Both sides of the family have a long relationship with bialies.
My dad's family came from or through Bialystok on their way to the new world. My dad and his brother, Uncle George were bar mitzvah'ed at the Bialystok Synagogue on Willet between Grand and Columbia. They all ate bialies.
Florence grew up over Kossar's, the bialy store when it was still on Hester Street. It moved around the corner to Grand when Dana's husband, George convinced everyone to trade the tenements for nice high-rises that had hot water and plumbing inside the apartments. They all ate bialies too.
Kossars always closed for Shabbos. So, during summertime, me, Cindy and B. would wait until sunset and then some, and then stroll down to the store on Grand and Essex and get the first hot, fresh bialies straight from the ovens. It was - pre-breasts and boys - the highlight of our Saturday nights.
Come to think of it, it was - post-breasts and boys - still the highlight of our Saturday nights .
The store changed hands but the bialies didn't. Ok, maybe a bit more doughy but the one time I complained to the counter guy they weren't cooked as much as they used to be, he yelled at me to toast them if I wanted them crunchier.
Then one day someone suggested I give up gluten. She said that everything ailing me sounded more like gluten was the problem rather than early dementia, laziness or inferior genes. I reluctantly said goodbye to most of what I loved and ate and things improved.

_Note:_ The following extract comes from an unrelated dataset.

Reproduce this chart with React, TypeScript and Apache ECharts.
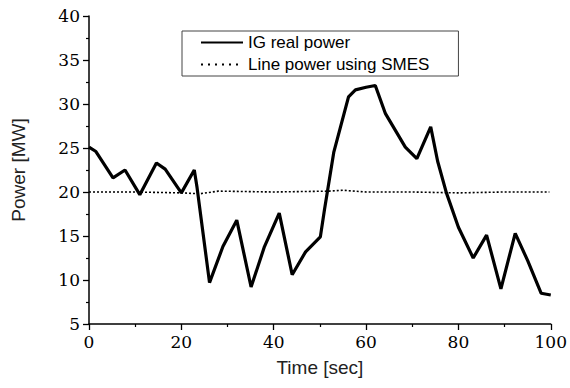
import React, { useEffect, useRef } from "react";
import * as echarts from "echarts";

const igTime = [0, 1.5, 5.2, 7.8, 11, 14.6, 16.5, 20, 22.8, 23.4, 26.1, 29, 32, 35.1, 38, 41.2, 44, 46.9, 50.1, 51, 53, 56.2, 57.7, 60, 62, 64.2, 68.5, 71, 74, 75.5, 77.4, 80, 83.2, 86.1, 89.2, 92.3, 95, 97.9, 100];
const igPower = [25.1, 24.6, 21.6, 22.5, 19.7, 23.3, 22.6, 19.9, 22.5, 20.5, 9.7, 13.8, 16.8, 9.2, 13.8, 17.6, 10.6, 13.2, 14.9, 18, 24.5, 30.8, 31.6, 31.9, 32.1, 28.9, 25.1, 23.8, 27.4, 23.5, 19.9, 16, 12.5, 15.1, 9.0, 15.3, 12.2, 8.5, 8.3];

const smesTime = [0, 10, 20, 24, 28, 40, 52, 55, 60, 70, 80, 90, 99.7];
const smesPower = [20.0, 20.0, 19.9, 19.8, 20.1, 20.0, 20.1, 20.2, 20.0, 20.0, 19.9, 20.0, 20.0];

const xTicks = { min: 0, max: 100, interval: 20 };
const yTicks = { min: 5, max: 40, interval: 5 };

const seriesNames = ["IG real power", "Line power using SMES"];

const sans = "Liberation Sans";

export default function App() {
  const ref = useRef<HTMLDivElement>(null);
  useEffect(() => {
    if (!ref.current) return;
    const chart = echarts.init(ref.current, undefined, { renderer: "svg" });
    chart.setOption({
      animation: false,
      backgroundColor: "#fff",
      grid: { left: 89, right: 17, top: 16, bottom: 64 },
      legend: {
        orient: "vertical",
        left: 182,
        top: 31,
        padding: [3, 29, 3, 18],
        itemGap: 5,
        itemWidth: 42,
        itemHeight: 14,
        borderColor: "#444",
        borderWidth: 1,
        itemStyle: { opacity: 0 },
        textStyle: { color: "#000", fontFamily: sans, fontSize: 17 },
        data: [
          { name: seriesNames[0], lineStyle: { width: 2 } },
          { name: seriesNames[1], lineStyle: { width: 2, type: [2, 5] } },
        ],
      },
      xAxis: {
        type: "value",
        min: xTicks.min,
        max: xTicks.max,
        interval: xTicks.interval,
        splitLine: { show: false },
        axisLine: { show: true, lineStyle: { color: "#000", width: 1.5 } },
        axisTick: { show: true, inside: false, length: 6, lineStyle: { color: "#000", width: 1.3 } },
        minorTick: { show: true, splitNumber: 2, length: 3, lineStyle: { color: "#000", width: 1.2 } },
        axisLabel: { show: true, color: "#000000", fontFamily: "DejaVu Serif", fontSize: 17, margin: 9 },
        name: "Time [sec]",
        nameLocation: "middle",
        nameGap: 34,
        nameTextStyle: { color: "#222", fontFamily: sans, fontSize: 19 },
      },
      yAxis: {
        type: "value",
        min: yTicks.min,
        max: yTicks.max,
        interval: yTicks.interval,
        splitLine: { show: false },
        axisLine: { show: true, lineStyle: { color: "#000", width: 1.5 } },
        axisTick: { show: true, inside: false, length: 6, lineStyle: { color: "#000", width: 1.3 } },
        minorTick: { show: true, splitNumber: 2, length: 3, lineStyle: { color: "#000", width: 1.2 } },
        axisLabel: { show: true, color: "#000000", fontFamily: "DejaVu Serif", fontSize: 17, margin: 9 },
        name: "Power [MW]",
        nameLocation: "middle",
        nameGap: 61,
        nameTextStyle: { color: "#222", fontFamily: sans, fontSize: 19 },
      },
      series: [
        {
          name: seriesNames[0],
          type: "line",
          symbol: "none",
          data: igTime.map((t, i) => [t, igPower[i]]),
          lineStyle: { color: "#000", width: 3.2 },
          itemStyle: { color: "#000" },
        },
        {
          name: seriesNames[1],
          type: "line",
          symbol: "none",
          data: smesTime.map((t, i) => [t, smesPower[i]]),
          lineStyle: { color: "#000", width: 1.6, type: [2, 2] },
          itemStyle: { color: "#000" },
        },
      ],
    });
    return () => chart.dispose();
  }, []);
  return <div ref={ref} style={{ width: 570, height: 388, position: "absolute", left: 0, top: 0 }} />;
}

Bread, bread and butter, bread and gravy, bread and anything, pasta, more bread, cake, bagels and most of all, bialies became more and more relegated to the past. However, so did all those annoying problems I thought were early dementia, laziness or inferior genes.
However, there are several ways to connect to one's well-being and one of them is the spiritual reunion with one's people and the past. So, one night, late and tired, braving the cold, I took a trip to Kossar's and got a bialy.
And even though the next day was hell, that meal was the best of many, many meals over many, many months.